Gather every line holding the string "that".

++++ Data section ++++

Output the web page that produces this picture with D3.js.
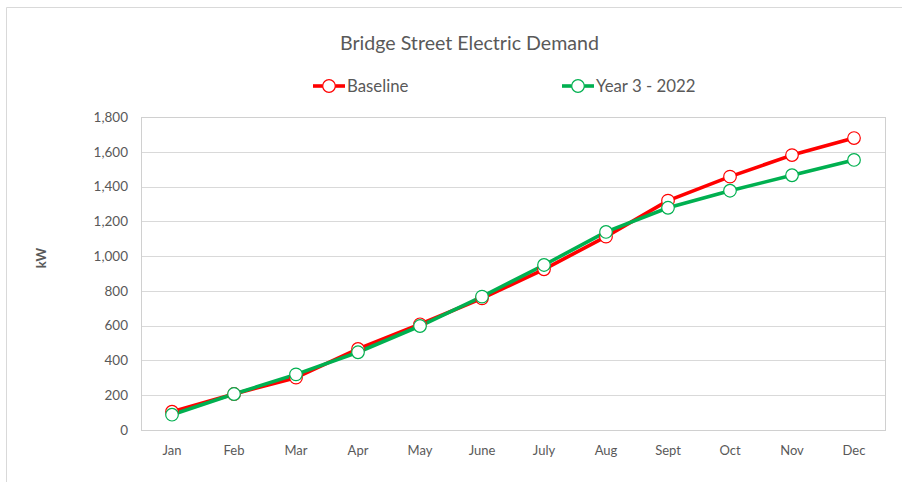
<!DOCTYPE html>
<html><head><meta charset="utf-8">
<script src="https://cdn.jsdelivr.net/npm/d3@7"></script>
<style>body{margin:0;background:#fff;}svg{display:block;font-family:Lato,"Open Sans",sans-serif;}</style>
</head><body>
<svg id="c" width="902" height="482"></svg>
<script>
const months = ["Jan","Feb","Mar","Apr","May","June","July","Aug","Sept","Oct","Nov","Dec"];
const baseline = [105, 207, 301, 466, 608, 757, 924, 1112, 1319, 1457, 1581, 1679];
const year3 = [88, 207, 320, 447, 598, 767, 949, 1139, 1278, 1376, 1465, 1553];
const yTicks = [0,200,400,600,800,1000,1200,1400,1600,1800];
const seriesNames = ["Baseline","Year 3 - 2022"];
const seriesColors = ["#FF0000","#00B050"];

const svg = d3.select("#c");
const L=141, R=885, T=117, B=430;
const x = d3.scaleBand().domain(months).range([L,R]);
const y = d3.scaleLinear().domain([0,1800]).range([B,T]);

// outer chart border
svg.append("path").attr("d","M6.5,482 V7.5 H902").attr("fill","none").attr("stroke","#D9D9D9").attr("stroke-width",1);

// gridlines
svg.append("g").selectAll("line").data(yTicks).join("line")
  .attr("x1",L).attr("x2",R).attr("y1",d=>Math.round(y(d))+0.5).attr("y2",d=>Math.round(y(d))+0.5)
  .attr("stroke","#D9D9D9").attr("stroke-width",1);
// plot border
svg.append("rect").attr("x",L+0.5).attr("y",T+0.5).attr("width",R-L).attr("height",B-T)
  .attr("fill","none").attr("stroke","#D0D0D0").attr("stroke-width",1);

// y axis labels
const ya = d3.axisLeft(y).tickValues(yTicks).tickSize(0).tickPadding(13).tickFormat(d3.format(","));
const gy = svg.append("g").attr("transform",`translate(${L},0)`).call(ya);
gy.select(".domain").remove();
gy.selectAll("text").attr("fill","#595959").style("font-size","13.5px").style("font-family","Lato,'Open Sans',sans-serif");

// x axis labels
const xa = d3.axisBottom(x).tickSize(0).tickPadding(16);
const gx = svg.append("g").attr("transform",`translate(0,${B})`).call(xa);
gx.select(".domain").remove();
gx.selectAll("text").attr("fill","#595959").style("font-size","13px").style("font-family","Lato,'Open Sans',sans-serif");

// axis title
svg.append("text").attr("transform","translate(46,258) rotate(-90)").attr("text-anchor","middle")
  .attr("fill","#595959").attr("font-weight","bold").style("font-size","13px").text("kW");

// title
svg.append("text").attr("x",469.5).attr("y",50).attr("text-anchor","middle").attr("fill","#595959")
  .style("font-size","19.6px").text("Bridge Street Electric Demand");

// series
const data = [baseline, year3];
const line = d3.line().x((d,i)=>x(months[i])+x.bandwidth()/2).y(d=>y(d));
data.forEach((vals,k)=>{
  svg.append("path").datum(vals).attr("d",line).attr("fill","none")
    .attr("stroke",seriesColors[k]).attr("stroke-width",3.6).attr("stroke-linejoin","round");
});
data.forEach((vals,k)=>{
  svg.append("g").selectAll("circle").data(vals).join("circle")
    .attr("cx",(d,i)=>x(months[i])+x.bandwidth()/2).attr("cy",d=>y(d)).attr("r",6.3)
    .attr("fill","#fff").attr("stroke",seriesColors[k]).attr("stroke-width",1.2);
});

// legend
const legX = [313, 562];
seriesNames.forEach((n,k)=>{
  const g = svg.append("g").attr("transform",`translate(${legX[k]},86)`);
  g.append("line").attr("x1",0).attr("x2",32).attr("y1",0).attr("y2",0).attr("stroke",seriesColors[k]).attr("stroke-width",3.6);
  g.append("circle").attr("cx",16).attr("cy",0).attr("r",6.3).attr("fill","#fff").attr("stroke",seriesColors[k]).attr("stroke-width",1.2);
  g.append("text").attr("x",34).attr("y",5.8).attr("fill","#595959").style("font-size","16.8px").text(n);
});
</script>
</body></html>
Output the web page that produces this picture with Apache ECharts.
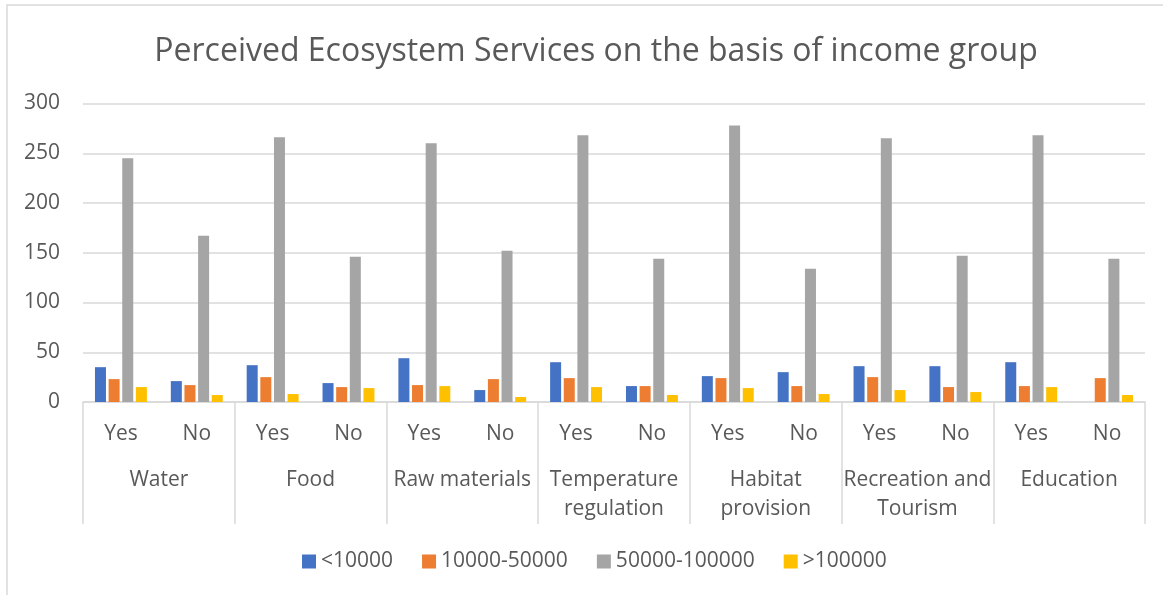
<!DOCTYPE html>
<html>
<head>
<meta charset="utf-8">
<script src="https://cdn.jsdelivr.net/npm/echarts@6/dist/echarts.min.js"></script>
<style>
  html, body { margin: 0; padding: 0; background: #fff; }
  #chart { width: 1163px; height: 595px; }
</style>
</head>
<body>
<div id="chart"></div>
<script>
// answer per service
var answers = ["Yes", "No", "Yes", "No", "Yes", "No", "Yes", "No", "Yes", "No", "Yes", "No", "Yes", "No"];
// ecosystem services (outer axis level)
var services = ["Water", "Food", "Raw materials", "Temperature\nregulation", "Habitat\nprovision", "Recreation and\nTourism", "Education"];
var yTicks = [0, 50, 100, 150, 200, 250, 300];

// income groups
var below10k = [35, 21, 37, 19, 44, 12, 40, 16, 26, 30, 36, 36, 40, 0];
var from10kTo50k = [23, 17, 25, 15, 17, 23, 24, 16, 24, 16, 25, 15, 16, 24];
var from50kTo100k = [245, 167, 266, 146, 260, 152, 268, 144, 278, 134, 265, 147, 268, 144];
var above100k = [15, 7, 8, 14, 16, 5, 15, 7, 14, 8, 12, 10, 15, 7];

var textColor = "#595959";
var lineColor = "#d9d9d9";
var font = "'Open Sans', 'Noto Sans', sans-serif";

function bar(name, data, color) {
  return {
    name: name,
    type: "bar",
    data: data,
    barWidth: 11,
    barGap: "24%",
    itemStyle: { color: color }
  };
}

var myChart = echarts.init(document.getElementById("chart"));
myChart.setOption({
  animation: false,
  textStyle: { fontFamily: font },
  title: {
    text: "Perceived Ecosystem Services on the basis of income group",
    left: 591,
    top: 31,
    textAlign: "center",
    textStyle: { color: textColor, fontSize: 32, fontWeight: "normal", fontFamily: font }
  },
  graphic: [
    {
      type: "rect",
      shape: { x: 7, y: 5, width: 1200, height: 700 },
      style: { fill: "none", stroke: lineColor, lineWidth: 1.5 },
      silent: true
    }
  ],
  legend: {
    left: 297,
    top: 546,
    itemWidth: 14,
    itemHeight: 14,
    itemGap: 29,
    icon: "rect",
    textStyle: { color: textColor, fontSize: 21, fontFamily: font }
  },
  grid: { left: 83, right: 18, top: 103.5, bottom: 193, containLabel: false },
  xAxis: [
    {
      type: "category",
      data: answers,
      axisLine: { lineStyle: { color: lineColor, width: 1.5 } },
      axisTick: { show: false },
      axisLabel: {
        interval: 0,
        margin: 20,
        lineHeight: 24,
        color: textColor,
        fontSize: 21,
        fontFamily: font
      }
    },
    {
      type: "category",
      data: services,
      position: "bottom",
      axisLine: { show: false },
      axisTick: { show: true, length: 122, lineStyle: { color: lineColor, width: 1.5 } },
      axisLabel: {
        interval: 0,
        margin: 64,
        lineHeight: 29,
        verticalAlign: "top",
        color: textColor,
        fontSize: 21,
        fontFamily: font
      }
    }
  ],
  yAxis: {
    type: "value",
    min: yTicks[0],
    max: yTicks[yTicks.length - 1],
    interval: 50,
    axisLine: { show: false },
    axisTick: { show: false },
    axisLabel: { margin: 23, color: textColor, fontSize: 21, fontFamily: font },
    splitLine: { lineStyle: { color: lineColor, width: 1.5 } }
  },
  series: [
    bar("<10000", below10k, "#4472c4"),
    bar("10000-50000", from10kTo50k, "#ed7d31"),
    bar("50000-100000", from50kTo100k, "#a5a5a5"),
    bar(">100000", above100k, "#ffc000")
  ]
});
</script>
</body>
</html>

++++

• _Full answer_:
Output the web page that produces this picture with D3.js.
Output the web page that produces this picture with Apache ECharts.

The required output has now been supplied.